Broad Area Colloquium For AI-Geometry-Graphics-Robotics-Vision
(CS 528)


Learning, Logic, And Probability: A Unified View

Pedro Domingos
Feburary 14, 2005, 4:15PM
TCSeq 200
http://graphics.stanford.edu/ba-colloquium/

Abstract

AI systems must be able to learn, reason logically, and handle uncertainty. While much research has focused on each of these goals individually, only recently have we begun to attempt to achieve all three at once. In this talk I will describe Markov logic, a representation that combines the full power of first-order logic and probabilistic graphical models, and algorithms for learning and inference in it. Syntactically, Markov logic is first-order logic augmented with a weight for each formula. Semantically, a set of Markov logic formulas represents a probability distribution over possible worlds, in the form of a Markov network with one feature per grounding of a formula in the set, with the corresponding weight. Formulas and weights are learned from relational databases using inductive logic programming and iterative optimization of a pseudo-likelihood measure. Inference is performed by Markov chain Monte Carlo over the minimal subset of the ground network required for answering the query. Experiments in a real-world university domain illustrate the promise of this approach.

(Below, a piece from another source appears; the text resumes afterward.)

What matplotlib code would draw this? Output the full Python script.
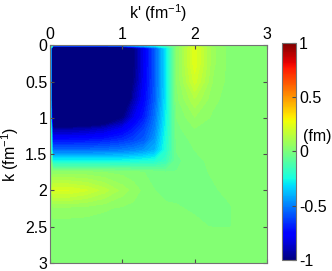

(Joint work with Stanley Kok, Parag and Matt Richardson.)

About the Speaker

Pedro Domingos is an associate professor in the Department of Computer Science and Engineering at the University of Washington. His research interests are in artificial intelligence, machine learning and data mining. He received a PhD in Information and Computer Science from the University of California at Irvine, and is the author or co-author of over 100 technical publications. He is associate editor of JAIR, a member of the editorial board of the Machine Learning journal, and a co-founder of the International Machine Learning Society. He was program co-chair of KDD-2003, and has served on numerous program committees. He has received several awards, including a Sloan Fellowship, an NSF CAREER Award, a Fulbright Scholarship, an IBM Faculty Award, and best paper awards at KDD-98 and KDD-99.